The second use case — using stablecoins as a means of payment — is less advanced, largely due to regulatory inertia. Governments generally want citizens to transact in their local currencies, and stablecoins challenge that sovereignty. The lack of clarity discourages businesses from accepting them, especially given the lingering memory of Operation Choke Point, when certain industries were unofficially cut off from banking services.
Despite the current U.S. administration's relatively crypto-friendly stance, the stablecoin bill GENIUS Act has yet to pass through Congress. This uncertainty keeps most merchants and payment providers on the sidelines. Once clear legislation is enacted, trust in stablecoins like USDT and USDC will likely surge.
As for CBDCs, a concept that is often met with skepticism in the cryptocurrency community, the need for a government-backed digital dollar seems increasingly unnecessary. According to U.S. Treasury International Capital data, Tether's treasury holdings alone rival those of sovereign investors like Germany or Saudi Arabia. Meanwhile, Circle's portfolio is comparable to that of Thailand or Sweden. With such significant exposure to U.S. debt and growing political opposition to CBDCs—including campaign promises from Donald Trump to block their development—stablecoins may have already secured their place as the preferred digital dollar infrastructure in the United States.
The third major use case—decentralized finance —is where stablecoins are already thriving. They serve as the foundational currency for DeFi applications, enabling lending, borrowing, swapping, yield farming, and more—all without centralized intermediaries. The functionality mirrors traditional finance but with key advantages: it's global, permissionless, and often more efficient.

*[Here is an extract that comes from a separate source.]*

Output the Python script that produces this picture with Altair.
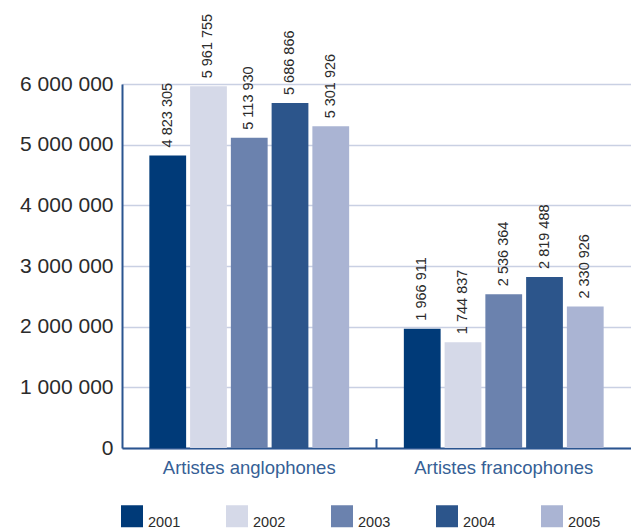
import altair as alt
import pandas as pd

categories = ["Artistes anglophones", "Artistes francophones"]
years = ["2001", "2002", "2003", "2004", "2005"]
anglophones = [4823305, 5961755, 5113930, 5686866, 5301926]
francophones = [1966911, 1744837, 2536364, 2819488, 2330926]
year_colors = ["#003a78", "#d5d9e8", "#6b82ae", "#2c558b", "#aab4d3"]
y_ticks = [0, 1000000, 2000000, 3000000, 4000000, 5000000, 6000000]

rows = []
for cat, vals in zip(categories, [anglophones, francophones]):
    for yr, v in zip(years, vals):
        rows.append({"cat": cat, "year": yr, "value": v,
                     "label": f"{v:,}".replace(",", " ")})
df = pd.DataFrame(rows)

W, H = 509, 364
AXIS_BLUE = "#2a5590"
FONT = "Liberation Sans"

x = alt.X(
    "cat:N", sort=categories, title=None,
    scale=alt.Scale(paddingInner=0, paddingOuter=0),
    axis=alt.Axis(ticks=False, grid=False, domainColor=AXIS_BLUE, domainWidth=2,
                  labelFontSize=18.5, labelColor="#365f96", labelPadding=10,
                  labelFont=FONT, labelAngle=0),
)
xo = alt.XOffset("year:N", sort=years,
                 scale=alt.Scale(paddingInner=0.0976, paddingOuter=0.671))
y = alt.Y(
    "value:Q", title=None,
    scale=alt.Scale(domain=[0, 6000000], nice=False),
    axis=alt.Axis(values=y_ticks, ticks=False, grid=True, gridColor="#c9d0e3",
                  gridWidth=1.5, domainColor=AXIS_BLUE, domainWidth=2,
                  labelFontSize=21, labelColor="#2b2b2b", labelPadding=9,
                  labelFont=FONT,
                  labelExpr="replace(replace(format(datum.value, ','), ',', ' '), ',', ' ')"),
)
color = alt.Color(
    "year:N", sort=years,
    scale=alt.Scale(domain=years, range=year_colors),
    legend=alt.Legend(title=None, orient="none", legendX=-1, legendY=421,
                      direction="horizontal", columns=5, symbolType="square",
                      symbolSize=484, symbolStrokeWidth=0, symbolOpacity=1,
                      labelFontSize=14.5, labelColor="#2b2b2b", labelFont=FONT,
                      labelBaseline="top", labelOffset=5, columnPadding=45,
                      padding=0),
)

bars = alt.Chart(df).mark_bar().encode(x=x, xOffset=xo, y=y, color=color)

labels = alt.Chart(df).mark_text(
    angle=270, align="left", baseline="middle", dx=8,
    fontSize=14.5, color="#2b2b2b", font=FONT,
).encode(x=x, xOffset=xo, y=y, text="label:N")

# small tick separating the two groups on the category axis
sep = alt.Chart(pd.DataFrame({"cat": [categories[1]]})).mark_rule(
    color=AXIS_BLUE, strokeWidth=2
).encode(
    x=alt.X("cat:N", sort=categories, bandPosition=0),
    y=alt.value(H - 9), y2=alt.value(H),
)

chart = alt.layer(bars, labels, sep).properties(
    width=W, height=H,
    autosize=alt.AutoSizeParams(type="none"),
    padding={"left": 122, "top": 84, "right": 0, "bottom": 81},
).configure_view(stroke=None).configure(font=FONT)

chart.save("out.html", embed_options={"renderer": "svg", "actions": False})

According to Dune Analytics data in the DeFi Report 2024–2025 , approximately 151 million wallet addresses interacted with DeFi protocols in 2024. While this figure likely includes duplicates, it provides a useful upper bound for estimating user activity. By comparison, World Bank data from 2021 shows that 4.6 to 4.9 billion people used traditional banking services globally. This also underscores the early stage of adoption of DeFi. But, once frameworks are established, DeFi usage could accelerate rapidly.

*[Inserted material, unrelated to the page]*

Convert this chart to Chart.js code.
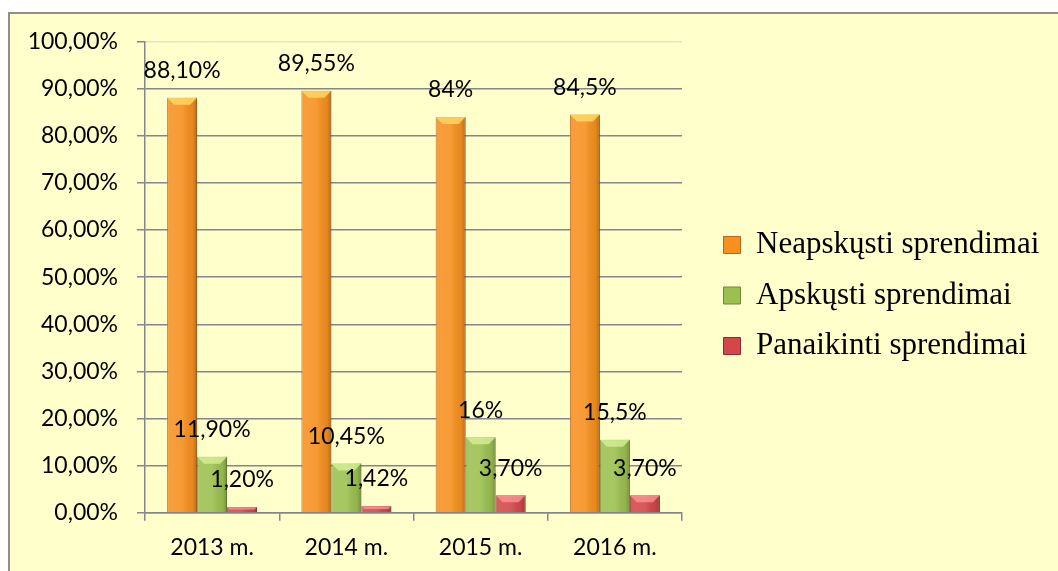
<!DOCTYPE html>
<html><head><meta charset="utf-8">
<script src="https://cdn.jsdelivr.net/npm/chart.js@4"></script>
<style>
html,body{margin:0;padding:0;background:#fff;width:1058px;height:571px;overflow:hidden}
#frame{position:absolute;left:8px;top:12px;width:1060px;height:570px;background:#FFFFCC;border-left:2px solid #8e8e8e;border-top:2px solid #8e8e8e}
#wrap{position:absolute;left:0;top:0;width:1058px;height:571px}
</style></head><body>
<div id="frame"></div>
<div id="wrap"><canvas id="c" width="1058" height="571"></canvas></div>
<script>
const categories = ['2013 m.', '2014 m.', '2015 m.', '2016 m.'];
const seriesNames = ['Neapskųsti sprendimai', 'Apskųsti sprendimai', 'Panaikinti sprendimai'];
const neapskusti = [88.10, 89.55, 84, 84.5];
const apskusti = [11.90, 10.45, 16, 15.5];
const panaikinti = [1.20, 1.42, 3.70, 3.70];
const neapskustiLabels = ['88,10%', '89,55%', '84%', '84,5%'];
const apskustiLabels = ['11,90%', '10,45%', '16%', '15,5%'];
const panaikintiLabels = ['1,20%', '1,42%', '3,70%', '3,70%'];
const yTickLabels = ['0,00%','10,00%','20,00%','30,00%','40,00%','50,00%','60,00%','70,00%','80,00%','90,00%','100,00%'];

const valueLabels = [neapskustiLabels, apskustiLabels, panaikintiLabels];
const bevelColors = ['rgba(255,214,100,0.85)', 'rgba(214,240,150,0.8)', 'rgba(255,150,150,0.75)'];

const sansFamily = 'Lato, Carlito, sans-serif';
const legendFont = {family: '"Liberation Serif", "Times New Roman", serif', size: 31};
const legendPad = 19.5, boxW = 17, spacerW = 22;
const mctx = document.createElement('canvas').getContext('2d');
mctx.font = legendFont.size + 'px ' + legendFont.family;
let maxW = 0;
seriesNames.forEach(s => { maxW = Math.max(maxW, mctx.measureText(s).width); });
const legendWidth = legendPad + boxW + legendFont.size / 2 + maxW + 10;
const padRight = Math.max(0, 1058 - 682 - spacerW - legendWidth);

const bevelPlugin = {
  id: 'bevel',
  afterDatasetsDraw(chart) {
    const ctx = chart.ctx;
    chart.data.datasets.forEach((ds, di) => {
      const meta = chart.getDatasetMeta(di);
      meta.data.forEach(el => {
        const p = el.getProps(['x', 'y', 'base', 'width'], true);
        const l = p.x - p.width / 2, r = p.x + p.width / 2, t = p.y, b = p.base;
        const h = b - t;
        ctx.save();
        const g = ctx.createLinearGradient(l, 0, r, 0);
        g.addColorStop(0, 'rgba(255,255,255,0.08)');
        g.addColorStop(0.12, 'rgba(255,255,255,0.12)');
        g.addColorStop(0.5, 'rgba(255,255,255,0.10)');
        g.addColorStop(0.85, 'rgba(0,0,0,0.06)');
        g.addColorStop(1, 'rgba(0,0,0,0.25)');
        ctx.fillStyle = g;
        ctx.fillRect(l, t, p.width, h);
        const bv = Math.min(7, h / 2);
        ctx.beginPath();
        ctx.moveTo(l, t); ctx.lineTo(r, t); ctx.lineTo(r - bv, t + bv); ctx.lineTo(l + bv, t + bv); ctx.closePath();
        ctx.fillStyle = bevelColors[di];
        ctx.fill();
        ctx.restore();
      });
    });
  }
};

const labelPlugin = {
  id: 'valueLabels',
  afterDatasetsDraw(chart) {
    const ctx = chart.ctx;
    ctx.save();
    ctx.font = '23px ' + sansFamily;
    ctx.fillStyle = '#000';
    ctx.textAlign = 'center';
    ctx.textBaseline = 'middle';
    chart.data.datasets.forEach((ds, di) => {
      const meta = chart.getDatasetMeta(di);
      meta.data.forEach((el, i) => {
        ctx.fillText(valueLabels[di][i], el.x, el.y - 27);
      });
    });
    ctx.restore();
  }
};

new Chart(document.getElementById('c'), {
  type: 'bar',
  data: {
    labels: categories,
    datasets: [
      {label: seriesNames[0], data: neapskusti, backgroundColor: '#F6901F', borderColor: '#B9651C', borderWidth: 1},
      {label: seriesNames[1], data: apskusti, backgroundColor: '#9CC050', borderColor: '#6B8A33', borderWidth: 1},
      {label: seriesNames[2], data: panaikinti, backgroundColor: '#D3474A', borderColor: '#8A2E30', borderWidth: 1}
    ]
  },
  options: {
    responsive: false,
    animation: false,
    devicePixelRatio: 1,
    categoryPercentage: 0.6704,
    barPercentage: 1,
    layout: {padding: {top: 33.3, bottom: 13.3, left: 0, right: padRight}},
    plugins: {
      legend: {
        position: 'right',
        maxWidth: 500,
        labels: {
          font: legendFont,
          color: '#000',
          boxWidth: boxW,
          boxHeight: boxW,
          padding: legendPad
        }
      },
      tooltip: {enabled: false}
    },
    scales: {
      x: {
        grid: {display: true, drawOnChartArea: false, drawTicks: true, tickLength: 8, color: '#85858c', lineWidth: 1.5, offset: true},
        border: {display: true, color: '#85858c', width: 1.5},
        ticks: {font: {family: sansFamily, size: 23}, color: '#000', padding: 13},
        afterFit(s) { s.height = 45; }
      },
      topSpacer: {
        type: 'linear', axis: 'x', position: 'top', display: true,
        grid: {display: false, drawTicks: false}, border: {display: false}, ticks: {display: false},
        afterFit(s) { s.height = 8.3; }
      },
      y: {
        min: 0, max: 100,
        ticks: {stepSize: 10, font: {family: sansFamily, size: 23}, color: '#000', padding: 19,
          callback: (v, i) => yTickLabels[i]},
        grid: {color: c => (c.tick && c.tick.value === 100) ? '#e2e2c4' : '#85858c', lineWidth: 1.5, tickLength: 8, tickColor: '#85858c'},
        border: {display: true, color: '#85858c', width: 1.5},
        afterFit(s) { s.width = 145; }
      },
      spacer: {
        type: 'linear', position: 'right', display: true,
        grid: {display: false, drawTicks: false}, border: {display: false}, ticks: {display: false},
        afterFit(s) { s.width = spacerW; }
      }
    }
  },
  plugins: [bevelPlugin, labelPlugin]
});
</script>
</body></html>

Following these three cases, it's fair to say that stablecoins are here to stay. And this may only be the beginning: as crypto infrastructure intersects with artificial intelligence, stablecoins could enable AI agents to transact autonomously, unlocking programmable, real-time finance.
So, how can investors position themselves to benefit from this trend?

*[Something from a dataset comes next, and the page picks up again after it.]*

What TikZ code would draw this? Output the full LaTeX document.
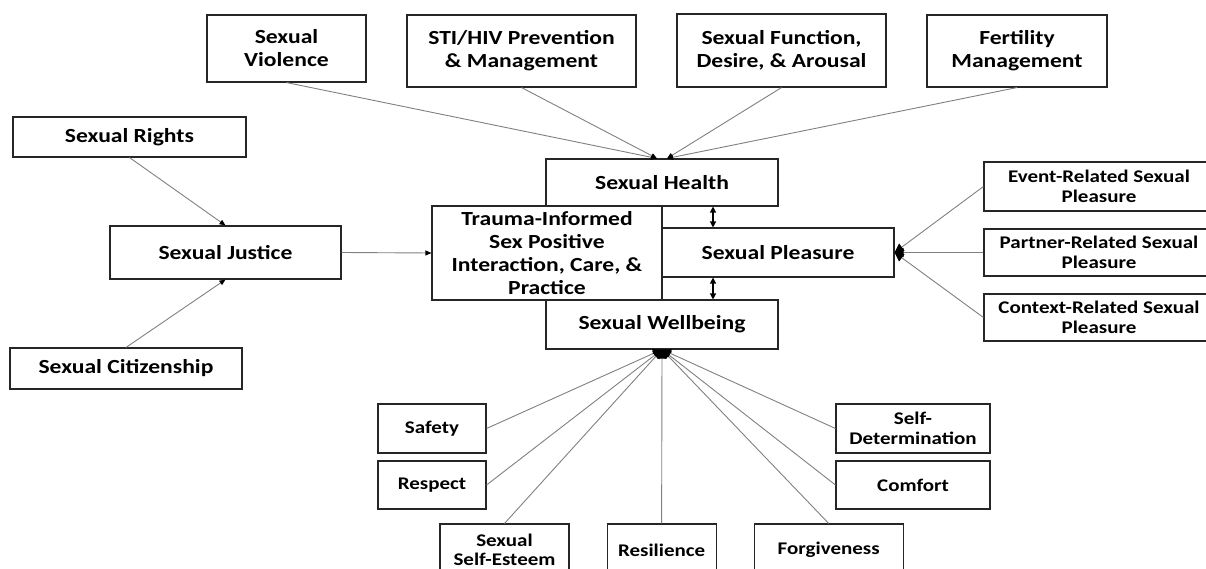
\documentclass[tikz,border=0pt]{standalone}
\usepackage{fontspec}
\setmainfont{Carlito}[FakeStretch=1.18]
\usetikzlibrary{positioning,arrows.meta}

\begin{document}
\begin{tikzpicture}[
    x=1pt, y=-1pt,
    node distance=56.5pt,
    box/.style={rectangle, draw=black!85, line width=1.1pt, fill=white, align=center, inner sep=1pt, font=\bfseries\fontsize{20}{23}\selectfont},
    smallbox/.style={box, font=\bfseries\fontsize{17.8}{19.5}\selectfont},
    link/.style={draw=black!50, line width=0.9pt},
    arrow/.style={link, -{Triangle[black, length=6pt, width=5pt]}},
    hubarrow/.style={link, -{Triangle[black, length=9pt, width=9pt]}},
    twoway/.style={black, line width=1.2pt, {Triangle[length=6pt, width=6pt]}-{Triangle[length=6pt, width=6pt]}}
]
\useasboundingbox (0,0) rectangle (1206,569);
\clip (0,0) rectangle (1206,569);

% top row
\node[box, minimum width=159pt, minimum height=67pt] (violence) at (286.5,48.5) {Sexual\\Violence};
\node[box, minimum width=229pt, minimum height=72pt] (sti) at (521.5,51) {STI/HIV Prevention\\\& Management};
\node[box, minimum width=209pt, minimum height=73pt] (function) at (781.5,50.5) {Sexual Function,\\Desire, \& Arousal};
\node[box, minimum width=180pt, minimum height=72pt] (fertility) at (1017,51) {Fertility\\Management};

% left column
\node[box, minimum width=233pt, minimum height=40pt] (rights) at (129.5,137) {Sexual Rights};
\node[box, minimum width=231pt, minimum height=53pt] (justice) at (225.5,252.5) {Sexual Justice};
\node[box, minimum width=232pt, minimum height=41pt] (citizen) at (126,368.5) {Sexual Citizenship};

% centre block
\node[box, minimum width=232pt, minimum height=47pt] (health) at (662,182.5) {Sexual Health};
\node[box, minimum width=232pt, minimum height=49pt] (wellbeing) at (662,324.5) {Sexual Wellbeing};
\node[box, minimum width=232pt, minimum height=49pt] (pleasure) at (778,252.5) {Sexual Pleasure};
\node[box, minimum width=230pt, minimum height=94pt] (trauma) at (547,253) {Trauma-Informed\\Sex Positive\\Interaction, Care, \&\\Practice};

% pleasure facets
\node[smallbox, minimum width=230pt, minimum height=49pt] (event) at (1099,186.5) {Event-Related Sexual\\Pleasure};
\node[smallbox, minimum width=230pt, minimum height=47pt, node distance=66pt, below of=event] (partner) {Partner-Related Sexual\\Pleasure};
\node[smallbox, minimum width=230pt, minimum height=47pt, node distance=65pt, below of=partner] (context) {Context-Related Sexual\\Pleasure};

% wellbeing facets
\node[smallbox, minimum width=108pt, minimum height=49pt] (safety) at (432,428.5) {Safety};
\node[smallbox, minimum width=108pt, minimum height=48pt, below of=safety] (respect) {Respect};
\node[smallbox, minimum width=154pt, minimum height=49pt] (selfdet) at (913,428.5) {Self-\\Determination};
\node[smallbox, minimum width=154pt, minimum height=48pt, below of=selfdet] (comfort) {Comfort};
\node[smallbox, minimum width=129pt, minimum height=52pt] (esteem) at (504.5,550) {Sexual\\Self-Esteem};
\node[smallbox, minimum width=109pt, minimum height=52pt, right=37pt of esteem] (resilience) {Resilience};
\node[smallbox, minimum width=149pt, minimum height=52pt, right=37pt of resilience] (forgive) {Forgiveness};

% into sexual health
\draw[arrow] (violence.south) -- ([xshift=-5pt]health.north);
\draw[arrow] (sti.south) -- ([xshift=-5pt]health.north);
\draw[arrow] (function.south) -- ([xshift=5pt]health.north);
\draw[arrow] (fertility.south) -- ([xshift=5pt]health.north);

% justice
\draw[arrow] (rights.south) -- (justice.north);
\draw[arrow] (citizen.north) -- (justice.south);
\draw[arrow] (justice.east) -- (trauma.west);

% two-way links
\draw[twoway] ([xshift=51pt]health.south) -- ([xshift=-65pt]pleasure.north);
\draw[twoway] ([xshift=-65pt]pleasure.south) -- ([xshift=51pt]wellbeing.north);

% pleasure hub
\draw[hubarrow] (event.west) -- (pleasure.east);
\draw[hubarrow] (partner.west) -- (pleasure.east);
\draw[hubarrow] (context.west) -- (pleasure.east);

% wellbeing hub
\draw[hubarrow] (safety.east) -- (wellbeing.south);
\draw[hubarrow] (respect.east) -- (wellbeing.south);
\draw[hubarrow] (esteem.north) -- (wellbeing.south);
\draw[hubarrow] (resilience.north) -- (wellbeing.south);
\draw[hubarrow] (forgive.north) -- (wellbeing.south);
\draw[hubarrow] (comfort.west) -- (wellbeing.south);
\draw[hubarrow] (selfdet.west) -- (wellbeing.south);
\end{tikzpicture}
\end{document}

There are many ways, some of them look obvious, like buying CRCL as it has become a public company, or investing in Coinbase stocks (COIN), a company which is steadily growing its own layer two DeFi ecosystem. Some are more complicated, like finding companies to invest in that adopt stablecoins in their operations — for payments, payroll, or international transfers — and which are likely to scale faster than their peers, thanks to lower costs and global reach. Check Stripe, PayPal, and Deel as examples.
On the decentralized side, assuming a favorable regulatory framework materializes, in a next way of adoption, DeFi applications could rapidly pull users away from traditional banks. In that case, there is significant upside in owning tokens or equity in platforms like Uniswap, Aave, or even Hyperliquid — all of which are well-positioned to become foundational players in the next generation of financial infrastructure.
Derivative DEX trading volumes.
But don't forget the risks to watch.
Transformation won't come without resistance. The banking lobby remains one of the most powerful political forces in the world, and it's unlikely to welcome a shift toward 'magic internet money' without a fight. Regulatory headwinds, political gridlock, and coordinated opposition from legacy institutions are all real risks investors should keep in mind.
But we know that fortune, at least in markets driven by emerging technologies, often favors the brave.